We have all watched the horrific attack on Ukraine over the past weeks. Many of us also watched President Volodymyr Zelenskyy make his impassioned appeal to our Parliament for help. Recently, I listened to my former commander, Romeo Dallaire, tell the Canadian public, at least that portion of it that still tunes in to CBC, that our hesitation to stand up and be counted is the same sickening sort of cowardice that allowed the Rwandan Tutsis be slaughtered in 1994. In important ways, this is a betrayal of what it means to be Canadian.
Few people today remember much about the genocide against the Tutsis in Rwanda. Even fewer know that Canada was the only nation that sent in at least some military officers to support Gen. Dallaire when other nations were withdrawing their troops. I was among them. I was proud of Canada then. I was not proud of the way my country offered nothing more than this tiny token force until after the killing had stopped.
Imagine how little pride I feel now that Canada has joined the ranks of the cringing, hand-wringing spectators who refuse to do anything “risky” for Ukraine. I don’t feel any pride about this. I don’t recognize us anymore. It’s almost as if the noisy nonsense of a few disgruntled truck drivers wrapping themselves in our flag has made us forget what it actually means to be Canadian.

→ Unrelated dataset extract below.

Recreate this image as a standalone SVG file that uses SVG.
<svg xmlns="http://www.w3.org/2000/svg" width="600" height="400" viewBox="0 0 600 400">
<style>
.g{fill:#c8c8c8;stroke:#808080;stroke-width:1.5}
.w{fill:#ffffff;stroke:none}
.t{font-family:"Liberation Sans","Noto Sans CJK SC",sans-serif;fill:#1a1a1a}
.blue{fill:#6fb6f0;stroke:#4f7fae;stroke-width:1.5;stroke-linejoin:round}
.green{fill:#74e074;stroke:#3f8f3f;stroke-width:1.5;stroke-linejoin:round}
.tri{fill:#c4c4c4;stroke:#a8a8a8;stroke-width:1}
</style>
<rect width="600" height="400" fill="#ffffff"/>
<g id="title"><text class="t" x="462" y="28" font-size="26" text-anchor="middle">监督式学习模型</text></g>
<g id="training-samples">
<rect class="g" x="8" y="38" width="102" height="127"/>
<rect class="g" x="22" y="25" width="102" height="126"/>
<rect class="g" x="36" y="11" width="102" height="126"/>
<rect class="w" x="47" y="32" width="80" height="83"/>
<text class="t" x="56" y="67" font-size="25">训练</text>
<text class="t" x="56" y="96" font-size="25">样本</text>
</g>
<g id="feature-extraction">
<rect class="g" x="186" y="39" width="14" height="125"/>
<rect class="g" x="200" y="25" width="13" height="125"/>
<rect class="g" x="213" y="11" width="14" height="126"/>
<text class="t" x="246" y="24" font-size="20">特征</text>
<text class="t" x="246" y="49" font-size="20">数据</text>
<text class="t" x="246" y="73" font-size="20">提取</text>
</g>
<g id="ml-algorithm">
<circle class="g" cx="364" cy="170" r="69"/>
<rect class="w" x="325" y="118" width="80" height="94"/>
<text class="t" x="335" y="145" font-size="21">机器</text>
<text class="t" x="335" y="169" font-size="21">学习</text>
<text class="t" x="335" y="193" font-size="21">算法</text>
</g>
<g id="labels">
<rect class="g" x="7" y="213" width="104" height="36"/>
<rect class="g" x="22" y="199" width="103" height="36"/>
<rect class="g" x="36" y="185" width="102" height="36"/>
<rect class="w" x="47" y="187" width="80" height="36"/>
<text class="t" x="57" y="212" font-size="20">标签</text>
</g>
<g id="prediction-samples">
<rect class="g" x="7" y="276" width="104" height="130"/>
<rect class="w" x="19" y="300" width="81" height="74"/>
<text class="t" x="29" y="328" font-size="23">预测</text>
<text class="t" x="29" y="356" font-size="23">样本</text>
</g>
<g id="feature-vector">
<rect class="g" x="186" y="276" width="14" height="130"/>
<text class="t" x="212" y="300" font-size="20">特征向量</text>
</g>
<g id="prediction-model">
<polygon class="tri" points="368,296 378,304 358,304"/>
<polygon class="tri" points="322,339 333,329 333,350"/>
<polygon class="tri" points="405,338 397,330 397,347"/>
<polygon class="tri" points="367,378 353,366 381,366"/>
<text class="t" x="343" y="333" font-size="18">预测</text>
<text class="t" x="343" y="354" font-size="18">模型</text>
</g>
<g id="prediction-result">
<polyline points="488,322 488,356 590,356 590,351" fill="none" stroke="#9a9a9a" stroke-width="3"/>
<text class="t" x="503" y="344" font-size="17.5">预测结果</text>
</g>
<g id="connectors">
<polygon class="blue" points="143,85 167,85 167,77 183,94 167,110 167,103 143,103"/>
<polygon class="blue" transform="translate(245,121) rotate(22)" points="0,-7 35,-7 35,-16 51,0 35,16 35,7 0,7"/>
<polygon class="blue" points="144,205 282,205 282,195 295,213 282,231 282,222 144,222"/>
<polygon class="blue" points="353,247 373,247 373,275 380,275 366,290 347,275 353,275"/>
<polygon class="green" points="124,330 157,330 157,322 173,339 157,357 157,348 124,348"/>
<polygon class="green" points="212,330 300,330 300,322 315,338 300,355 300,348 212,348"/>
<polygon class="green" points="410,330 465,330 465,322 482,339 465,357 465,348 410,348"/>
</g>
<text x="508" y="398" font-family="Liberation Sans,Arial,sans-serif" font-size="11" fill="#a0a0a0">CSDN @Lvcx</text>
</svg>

I know this may sound like the impotent ravings of an old soldier. But think of what happens to the world we have struggled to build if we continue to let Ukraine fight our fight for us. All the work that has been done to build a network of modern states relying on international law, mutual vulnerability and interdependency will evaporate. The power of the UN, the International Criminal Court and alliances such as NATO will lose their last shreds of credibility. We go back to an age of militarized nationalism, only this time some nations have nukes. Those nations without them become easy prey. Us too?
We need to think carefully about what happens if we don’t stand up to Russian President Vladimir Putin. If he, or other dictators with nukes at their disposal, can be confident they will never have to use them because they can cow us with threats, then all talk of international law, of human rights and of national sovereignty is empty. We will give up all that without a fight. The past several weeks have shown us how weak the Russian military is when faced with stiff resistance. They may have also shown how resistant Russia is to measures other than military.

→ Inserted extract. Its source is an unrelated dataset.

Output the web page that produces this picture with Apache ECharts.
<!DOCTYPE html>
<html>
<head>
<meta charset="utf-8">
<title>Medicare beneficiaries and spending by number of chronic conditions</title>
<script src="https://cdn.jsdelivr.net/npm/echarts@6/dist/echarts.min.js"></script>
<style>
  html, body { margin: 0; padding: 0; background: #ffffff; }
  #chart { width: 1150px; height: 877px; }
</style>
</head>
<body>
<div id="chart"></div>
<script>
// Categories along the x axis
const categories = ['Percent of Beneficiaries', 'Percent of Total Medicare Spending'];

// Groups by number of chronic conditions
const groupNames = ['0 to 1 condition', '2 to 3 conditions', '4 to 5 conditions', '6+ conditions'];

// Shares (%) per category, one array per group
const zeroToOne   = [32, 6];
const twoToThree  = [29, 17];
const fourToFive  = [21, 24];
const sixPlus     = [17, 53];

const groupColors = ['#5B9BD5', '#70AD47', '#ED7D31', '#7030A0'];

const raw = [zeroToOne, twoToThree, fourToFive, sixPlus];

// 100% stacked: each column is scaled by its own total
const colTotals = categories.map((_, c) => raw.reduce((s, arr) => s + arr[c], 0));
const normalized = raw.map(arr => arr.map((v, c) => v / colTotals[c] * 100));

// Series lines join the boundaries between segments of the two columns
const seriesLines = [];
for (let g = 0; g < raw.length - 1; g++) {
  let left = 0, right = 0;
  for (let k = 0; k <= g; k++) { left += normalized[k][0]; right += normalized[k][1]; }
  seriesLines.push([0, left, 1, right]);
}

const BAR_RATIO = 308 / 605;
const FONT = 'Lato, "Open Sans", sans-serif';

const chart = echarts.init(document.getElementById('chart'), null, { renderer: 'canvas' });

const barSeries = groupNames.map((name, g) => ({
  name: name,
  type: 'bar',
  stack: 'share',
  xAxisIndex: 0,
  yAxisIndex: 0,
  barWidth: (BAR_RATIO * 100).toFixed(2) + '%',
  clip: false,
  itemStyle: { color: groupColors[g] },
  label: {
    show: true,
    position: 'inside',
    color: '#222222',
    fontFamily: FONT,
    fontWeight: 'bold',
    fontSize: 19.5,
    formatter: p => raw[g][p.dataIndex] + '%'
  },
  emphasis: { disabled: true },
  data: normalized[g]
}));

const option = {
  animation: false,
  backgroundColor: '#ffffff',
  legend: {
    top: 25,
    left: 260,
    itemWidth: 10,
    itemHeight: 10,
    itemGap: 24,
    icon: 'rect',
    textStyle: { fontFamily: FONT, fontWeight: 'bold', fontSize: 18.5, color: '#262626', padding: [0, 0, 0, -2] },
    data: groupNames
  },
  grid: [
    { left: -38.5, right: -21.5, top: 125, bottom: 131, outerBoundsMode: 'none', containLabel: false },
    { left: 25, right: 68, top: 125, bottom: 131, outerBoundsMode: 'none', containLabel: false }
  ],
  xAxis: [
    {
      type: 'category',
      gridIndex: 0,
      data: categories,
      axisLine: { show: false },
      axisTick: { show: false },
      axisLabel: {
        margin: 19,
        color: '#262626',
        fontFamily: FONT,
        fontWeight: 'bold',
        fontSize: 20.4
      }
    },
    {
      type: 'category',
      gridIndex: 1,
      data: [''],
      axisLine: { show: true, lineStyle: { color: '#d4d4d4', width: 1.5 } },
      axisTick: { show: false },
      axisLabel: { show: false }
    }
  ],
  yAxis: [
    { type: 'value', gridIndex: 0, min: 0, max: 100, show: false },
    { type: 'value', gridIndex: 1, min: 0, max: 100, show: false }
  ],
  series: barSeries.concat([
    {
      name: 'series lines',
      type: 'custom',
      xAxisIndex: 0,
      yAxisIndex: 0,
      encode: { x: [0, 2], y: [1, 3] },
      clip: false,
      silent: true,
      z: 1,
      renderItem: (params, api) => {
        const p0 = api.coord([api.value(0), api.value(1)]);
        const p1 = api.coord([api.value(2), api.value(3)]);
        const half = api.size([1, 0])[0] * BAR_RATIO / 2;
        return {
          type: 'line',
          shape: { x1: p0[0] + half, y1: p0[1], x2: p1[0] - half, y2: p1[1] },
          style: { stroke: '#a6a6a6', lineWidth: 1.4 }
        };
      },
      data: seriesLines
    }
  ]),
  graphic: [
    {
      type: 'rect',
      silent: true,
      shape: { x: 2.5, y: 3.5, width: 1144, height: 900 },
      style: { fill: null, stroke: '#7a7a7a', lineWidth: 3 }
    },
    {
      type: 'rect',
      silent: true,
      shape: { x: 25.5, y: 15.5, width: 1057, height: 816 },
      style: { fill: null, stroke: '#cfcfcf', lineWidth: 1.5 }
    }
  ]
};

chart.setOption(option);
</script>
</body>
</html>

Russia is not the West and it is a mistake to think we can stop its leaders by hurting its economy. We might be vulnerable to that strategy but they lack the large middle class and consumer economy that is easily hurt by sanctions. We need to find the courage to face this fight and the will to win it. Otherwise, we might just as well surrender our flag to those empty-minded blow-hards using it to protest public health measures.
I, for one, won’t respect what it means anymore if we continue to sit on our hands. I won’t be joining the throng of paper patriots sporting flags on Canada Day. I’m more likely to spend that day hiding in shame at the sacrilege of ignoring a call for help from a people who want nothing more than to be left alone.
Philip Lancaster served 30 years in the Canadian military, including deployments to Cyprus, Germany and Rwanda. He also served as a civilian with United Nations missions to DRC, Burundi, Sudan, Afghanistan and Republic of Congo, as well as with the EU military mission to Mali.